Lottery fund gives grant for research into autism hate crime

The news that hate crime towards autistic people will be the subject of a new £350,000 research programme will be welcomed by people with all disabilities.

High profile cases like that of the Pilkington familyin which tormented mother Fiona Pilkington killed herself and daughter Francecca Hardwick after being terrorised for years by local thugs – have meant that, in recent months, many people have heard of the idea of ‘disability hate crime’.

However, very few people realise how serious this problem actually is.

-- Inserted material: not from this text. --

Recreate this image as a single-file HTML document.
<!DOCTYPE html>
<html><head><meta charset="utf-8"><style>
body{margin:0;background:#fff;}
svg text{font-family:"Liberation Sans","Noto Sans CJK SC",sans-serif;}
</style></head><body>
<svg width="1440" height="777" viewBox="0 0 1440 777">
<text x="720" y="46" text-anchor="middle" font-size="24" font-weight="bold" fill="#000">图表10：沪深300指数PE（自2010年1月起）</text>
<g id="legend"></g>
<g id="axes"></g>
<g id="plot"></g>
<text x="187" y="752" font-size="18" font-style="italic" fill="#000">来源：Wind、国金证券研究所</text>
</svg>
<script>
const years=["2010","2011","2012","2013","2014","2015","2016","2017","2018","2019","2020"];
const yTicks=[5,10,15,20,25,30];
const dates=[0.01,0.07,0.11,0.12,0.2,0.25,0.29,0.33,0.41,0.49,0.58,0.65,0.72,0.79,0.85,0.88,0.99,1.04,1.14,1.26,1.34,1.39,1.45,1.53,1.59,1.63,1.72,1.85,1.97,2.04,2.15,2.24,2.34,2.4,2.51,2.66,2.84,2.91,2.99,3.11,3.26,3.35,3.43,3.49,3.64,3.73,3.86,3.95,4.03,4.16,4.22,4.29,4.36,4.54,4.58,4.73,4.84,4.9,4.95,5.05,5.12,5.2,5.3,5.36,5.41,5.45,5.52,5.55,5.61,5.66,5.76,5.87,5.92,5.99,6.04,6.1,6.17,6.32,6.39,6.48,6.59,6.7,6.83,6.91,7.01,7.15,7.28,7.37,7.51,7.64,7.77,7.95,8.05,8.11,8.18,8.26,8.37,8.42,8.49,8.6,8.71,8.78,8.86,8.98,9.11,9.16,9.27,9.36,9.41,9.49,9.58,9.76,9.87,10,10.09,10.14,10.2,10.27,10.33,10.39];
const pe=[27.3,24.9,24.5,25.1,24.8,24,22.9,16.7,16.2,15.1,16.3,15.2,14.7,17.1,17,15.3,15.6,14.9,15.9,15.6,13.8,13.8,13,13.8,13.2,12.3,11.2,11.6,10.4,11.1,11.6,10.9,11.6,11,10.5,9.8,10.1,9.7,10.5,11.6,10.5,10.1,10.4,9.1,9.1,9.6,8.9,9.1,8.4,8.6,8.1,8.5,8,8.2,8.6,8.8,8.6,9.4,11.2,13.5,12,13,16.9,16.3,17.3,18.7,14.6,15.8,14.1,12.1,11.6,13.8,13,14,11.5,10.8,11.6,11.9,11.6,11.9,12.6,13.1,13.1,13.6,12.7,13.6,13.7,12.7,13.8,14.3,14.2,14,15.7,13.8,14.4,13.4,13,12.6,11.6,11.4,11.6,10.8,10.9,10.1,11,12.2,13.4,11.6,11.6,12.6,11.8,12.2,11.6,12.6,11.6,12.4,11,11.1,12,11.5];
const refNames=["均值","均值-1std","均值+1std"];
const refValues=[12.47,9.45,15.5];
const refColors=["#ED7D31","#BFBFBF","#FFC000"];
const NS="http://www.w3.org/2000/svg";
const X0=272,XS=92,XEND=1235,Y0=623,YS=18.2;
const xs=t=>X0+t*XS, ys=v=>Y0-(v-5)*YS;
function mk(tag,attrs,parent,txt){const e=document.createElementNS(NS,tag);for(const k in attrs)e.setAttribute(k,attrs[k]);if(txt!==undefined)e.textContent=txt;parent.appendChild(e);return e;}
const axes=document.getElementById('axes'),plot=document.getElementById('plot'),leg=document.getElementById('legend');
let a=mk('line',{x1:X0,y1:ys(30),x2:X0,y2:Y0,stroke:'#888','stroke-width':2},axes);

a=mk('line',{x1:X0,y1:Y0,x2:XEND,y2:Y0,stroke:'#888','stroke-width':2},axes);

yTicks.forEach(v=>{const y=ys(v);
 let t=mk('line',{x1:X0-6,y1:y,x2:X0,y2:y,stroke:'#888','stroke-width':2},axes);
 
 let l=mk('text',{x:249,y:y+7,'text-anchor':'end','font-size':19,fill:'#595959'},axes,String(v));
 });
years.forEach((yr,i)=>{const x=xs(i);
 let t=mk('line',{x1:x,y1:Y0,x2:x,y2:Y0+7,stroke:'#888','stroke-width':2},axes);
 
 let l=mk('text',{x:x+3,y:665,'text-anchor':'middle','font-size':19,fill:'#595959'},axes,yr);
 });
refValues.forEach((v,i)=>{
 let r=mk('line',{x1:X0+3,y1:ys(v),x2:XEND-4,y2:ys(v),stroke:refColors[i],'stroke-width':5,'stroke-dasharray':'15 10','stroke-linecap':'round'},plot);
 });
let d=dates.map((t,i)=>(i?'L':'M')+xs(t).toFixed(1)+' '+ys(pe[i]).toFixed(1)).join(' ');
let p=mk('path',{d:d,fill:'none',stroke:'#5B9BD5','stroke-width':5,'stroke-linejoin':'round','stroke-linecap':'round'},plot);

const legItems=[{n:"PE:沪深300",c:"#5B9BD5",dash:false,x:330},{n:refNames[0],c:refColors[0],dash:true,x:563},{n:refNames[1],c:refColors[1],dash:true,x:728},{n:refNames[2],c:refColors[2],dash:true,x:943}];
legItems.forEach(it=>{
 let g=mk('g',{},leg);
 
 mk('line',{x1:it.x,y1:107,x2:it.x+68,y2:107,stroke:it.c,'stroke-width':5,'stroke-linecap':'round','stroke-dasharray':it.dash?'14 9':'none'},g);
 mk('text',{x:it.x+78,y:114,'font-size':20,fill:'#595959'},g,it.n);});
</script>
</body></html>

Unfortunately, in many cases, this includes the police.

As a result, many victims of disability hate crime do not report the crimes for fear that they will not be believed or taken seriously if and when they do so.

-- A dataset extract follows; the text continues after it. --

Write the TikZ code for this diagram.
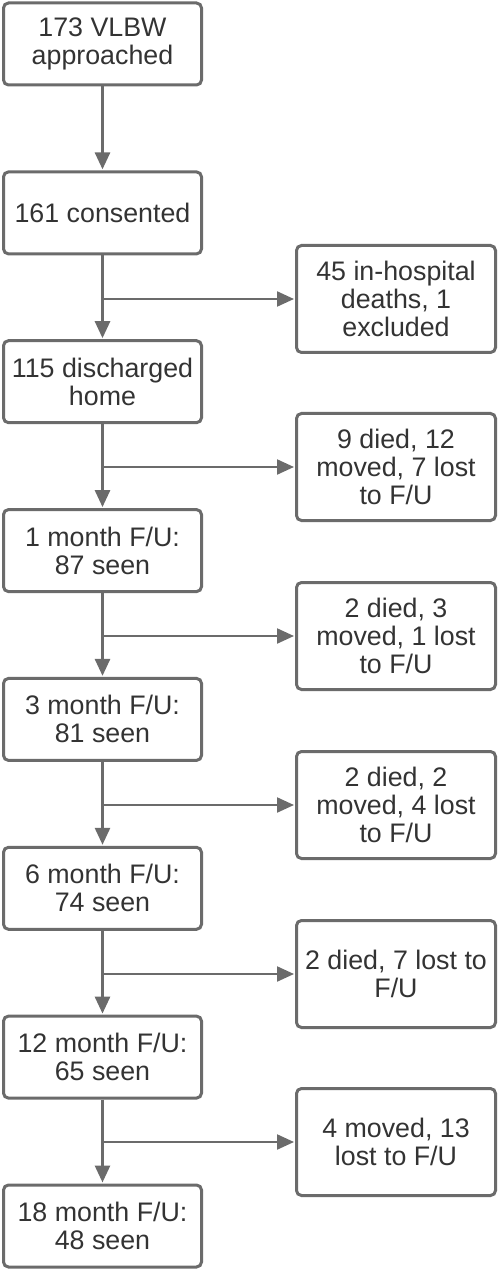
\documentclass[tikz,border=0pt]{standalone}
\usepackage{fontspec}
\setmainfont{Liberation Sans}
\usetikzlibrary{arrows.meta}
\definecolor{boxgray}{HTML}{6B6B6B}
\definecolor{txtgray}{HTML}{333333}
\tikzset{
  stage/.style={draw=boxgray, line width=1.5pt, rounded corners=2.5pt,
    minimum width=99pt, minimum height=41pt, align=center, text=txtgray,
    font=\fontsize{13.4}{14}\selectfont},
  lossbox/.style={stage, minimum width=99.5pt, minimum height=53.5pt},
  flow/.style={draw=boxgray, line width=1.4pt,
    -{Triangle[length=8.5pt,width=7.5pt]}, shorten >=0.5pt},
  side/.style={flow, line width=1.1pt}
}
\begin{document}
\begin{tikzpicture}[x=0.5pt,y=-0.5pt]
  \useasboundingbox (0,0) rectangle (500,1272);
  \draw
    (102.5,44.0) node[stage] (a0){173 VLBW\\approached}
    (102.5,212.9) node[stage] (a1){161 consented}
    (102.5,381.7) node[stage] (a2){115 discharged\\home}
    (102.5,550.6) node[stage] (a3){1 month F/U:\\87 seen}
    (102.5,719.4) node[stage] (a4){3 month F/U:\\81 seen}
    (102.5,888.3) node[stage] (a5){6 month F/U:\\74 seen}
    (102.5,1057.1) node[stage] (a6){12 month F/U:\\65 seen}
    (102.5,1226.0) node[stage] (a7){18 month F/U:\\48 seen};
  \draw
    (396,299.0) node[lossbox] (l1){45 in-hospital\\deaths, 1\\excluded}
    (396,467.0) node[lossbox] (l2){9 died, 12\\moved, 7 lost\\to F/U}
    (396,636.0) node[lossbox] (l3){2 died, 3\\moved, 1 lost\\to F/U}
    (396,805.0) node[lossbox] (l4){2 died, 2\\moved, 4 lost\\to F/U}
    (396,974.0) node[lossbox] (l5){2 died, 7 lost to\\F/U}
    (396,1142.0) node[lossbox] (l6){4 moved, 13\\lost to F/U};
  \coordinate (j1) at (a1 |- l1);
  \coordinate (j2) at (a2 |- l2);
  \coordinate (j3) at (a3 |- l3);
  \coordinate (j4) at (a4 |- l4);
  \coordinate (j5) at (a5 |- l5);
  \coordinate (j6) at (a6 |- l6);
  \begin{scope}[flow]
    \draw (a0) to (a1);
    \draw (a1) to (a2);
    \draw (a2) to (a3);
    \draw (a3) to (a4);
    \draw (a4) to (a5);
    \draw (a5) to (a6);
    \draw (a6) to (a7);
  \end{scope}
  \begin{scope}[side]
    \draw (j1) to (l1);
    \draw (j2) to (l2);
    \draw (j3) to (l3);
    \draw (j4) to (l4);
    \draw (j5) to (l5);
    \draw (j6) to (l6);
  \end{scope}
\end{tikzpicture}
\end{document}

So the news that hate crime towards autistic people will be the subject of a new £350,000 Big Lottery-funded research programme run by the Tizard Centre at the University of Kent, which aims to provide a better understanding of the hate crimes and victimisation targeted at such people, will no doubt be welcomed by people with all disabilities, including those who have been fortunate enough never to have been victims of a specific hate crime themselves.

It is to be hoped that news of this research will encourage more disabled people across the UK to report anything that they may consider to be a specific disability hate crime to the police as soon as possible and without fear. In September, Care Services Minister Phil Hope pledged a national autism strategy, reported by Left Foot Forward.

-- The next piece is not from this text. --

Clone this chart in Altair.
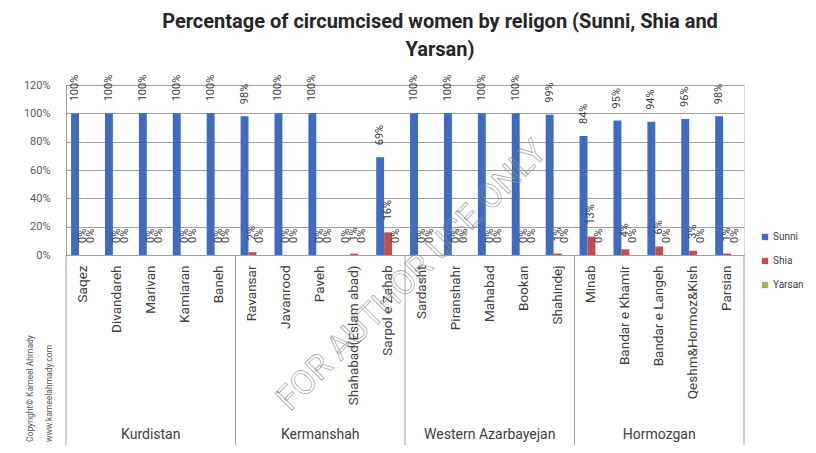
import altair as alt
import pandas as pd

cities = ["Saqez", "Divandareh", "Marivan", "Kamiaran", "Baneh",
          "Ravansar", "Javanrood", "Paveh", "Shahabad(Eslam abad)", "Sarpol e Zahab",
          "Sardasht", "Piranshahr", "Mahabad", "Bookan", "Shahindej",
          "Minab", "Bandar e Khamir", "Bandar e Langeh", "Qeshm&Hormoz&Kish", "Parsian"]
groups = ["Kurdistan", "Kermanshah", "Western Azarbayejan", "Hormozgan"]
group_sizes = [5, 5, 5, 5]
series = ["Sunni", "Shia", "Yarsan"]
sunni = [100, 100, 100, 100, 100, 98, 100, 100, 0, 69, 100, 100, 100, 100, 99, 84, 95, 94, 96, 98]
shia = [0, 0, 0, 0, 0, 2, 0, 0, 1, 16, 0, 0, 0, 0, 1, 13, 4, 6, 3, 1]
yarsan = [0, 0, 0, 0, 0, 0, 0, 0, 0, 0, 0, 0, 0, 0, 0, 0, 0, 0, 0, 0]
colors = ["#3F6CC0", "#C0504D", "#9BBB59"]
y_ticks = [0, 0.2, 0.4, 0.6, 0.8, 1.0, 1.2]

FONT = "Roboto, sans-serif"

rows = []
for i, c in enumerate(cities):
    for s, vals in zip(series, [sunni, shia, yarsan]):
        rows.append({"city": c, "series": s, "value": vals[i] / 100})
df = pd.DataFrame(rows)

bounds = [0]
for g in group_sizes:
    bounds.append(bounds[-1] + g)
grp_df = pd.DataFrame({"name": groups,
                       "mid": [(bounds[i] + bounds[i + 1]) / 2 for i in range(len(groups))]})
bnd_df = pd.DataFrame({"pos": bounds})

H = 170
W = 678

x_axis = alt.Axis(labelAngle=-90, labelFontSize=13.5, labelColor="#404040", labelFont=FONT,
                  ticks=False, domain=True, domainColor="#a0a0a0", labelPadding=10,
                  labelLimit=200, grid=False, labelOverlap=False)
x_enc = alt.X("city:N", sort=cities, title=None,
              scale=alt.Scale(paddingInner=0.3, paddingOuter=0.15), axis=x_axis)
xo = alt.XOffset("series:N", sort=series, scale=alt.Scale(paddingInner=0, paddingOuter=0))
y_axis = alt.Axis(values=y_ticks, format=".0%", labelFontSize=11, labelColor="#595959",
                  labelFont=FONT, ticks=False, labelPadding=16, domain=True, labelOverlap=False,
                  domainColor="#a0a0a0", grid=True, gridColor="#a0a0a0", gridWidth=1)
y_enc = alt.Y("value:Q", title=None, scale=alt.Scale(domain=[0, 1.2], nice=False), axis=y_axis)
color_enc = alt.Color("series:N", sort=series, title=None,
                      scale=alt.Scale(domain=series, range=colors),
                      legend=alt.Legend(orient="none", legendX=694, legendY=147, symbolType="square",
                                        symbolSize=40, symbolStrokeWidth=0, labelFontSize=10,
                                        labelOffset=3, labelColor="#404040", labelFont=FONT,
                                        rowPadding=14))

bars = alt.Chart(df).mark_bar().encode(x=x_enc, xOffset=xo, y=y_enc, color=color_enc)

labels = alt.Chart(df).mark_text(angle=270, align="left", baseline="middle", dx=12,
                                 fontSize=11, font=FONT, color="#404040").encode(
    x=x_enc, xOffset=xo, y=y_enc,
    text=alt.Text("value:Q", format=".0%"))

main = alt.layer(bars, labels)

qscale = alt.Scale(domain=[0, 20], nice=False, zero=False)
rules = alt.Chart(bnd_df).mark_rule(color="#a0a0a0", strokeWidth=1).encode(
    x=alt.X("pos:Q", scale=qscale, axis=None, title=None),
    y=alt.value(H), y2=alt.value(H + 200))
glabels = alt.Chart(grp_df).mark_text(fontSize=14, font=FONT, color="#404040").encode(
    x=alt.X("mid:Q", scale=qscale, axis=None, title=None),
    y=alt.value(H + 180), text="name:N")

copy_df = pd.DataFrame({"t": ["Copyright\u00a9 Kameel Ahmady"]})
copy1 = alt.Chart(copy_df).mark_text(angle=270, align="left", baseline="middle", fontSize=8.5,
                                     font=FONT, color="#595959").encode(
    x=alt.value(-36), y=alt.value(H + 187), text="t:N")
copy_df2 = pd.DataFrame({"t": ["www.kameelahmady.com"]})
copy2 = alt.Chart(copy_df2).mark_text(angle=270, align="left", baseline="middle", fontSize=8.5,
                                      font=FONT, color="#595959").encode(
    x=alt.value(-17), y=alt.value(H + 187), text="t:N")

wm_df = pd.DataFrame({"t": ["FOR AUTHOR USE ONLY"]})
wm = alt.Chart(wm_df).mark_text(angle=315, fontSize=34, font=FONT, fontWeight="normal",
                                fill="#ffffff", fillOpacity=0, stroke="#909090", strokeWidth=0.6).encode(
    x=alt.value(346), y=alt.value(191), text="t:N")

chart = alt.layer(main, rules, glabels, copy1, copy2, wm).resolve_scale(x="independent").properties(
    width=W, height=H,
    autosize=alt.AutoSizeParams(type="none"),
    padding={"left": 58, "top": 77, "right": 64, "bottom": 190},
    title=alt.TitleParams(text=["Percentage of circumcised women by religon (Sunni, Shia and", "Yarsan)"],
                          fontSize=20, font=FONT, fontWeight="bold", color="#262626",
                          anchor="middle", dx=35, offset=15, lineHeight=28)
).configure_view(fill="#efefef", stroke=None).configure(background="white")

chart.save("out.html", embed_options={"renderer": "svg", "actions": False})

Senior lecturer in learning disability and principal investigator of the new project, Dr Julie Beadle-Brown, told Thanet News:

“It’s partly down to the fact that we have spent the past 30 years moving people out of institutions and into the community, allowing them to live where they like.

“But they can’t really be integrated if they can’t go out, are treated differently or worse if they are robbed or burgled. How often that sort of thing happens we don’t know, but what we do know is that it does happen.”

Maria Bremmers, network co-ordinator of Autism London, added:

“A number of excellent community safety initiatives can be found in the UK, and Kent is no exception. But there is little robust evidence to inform policy and practice, especially concerning the experiences of people with autism.

“There is a strong commitment from all the stakeholders in this project to make a real difference by filling the gaps in knowledge and, where necessary, making real and lasting change.”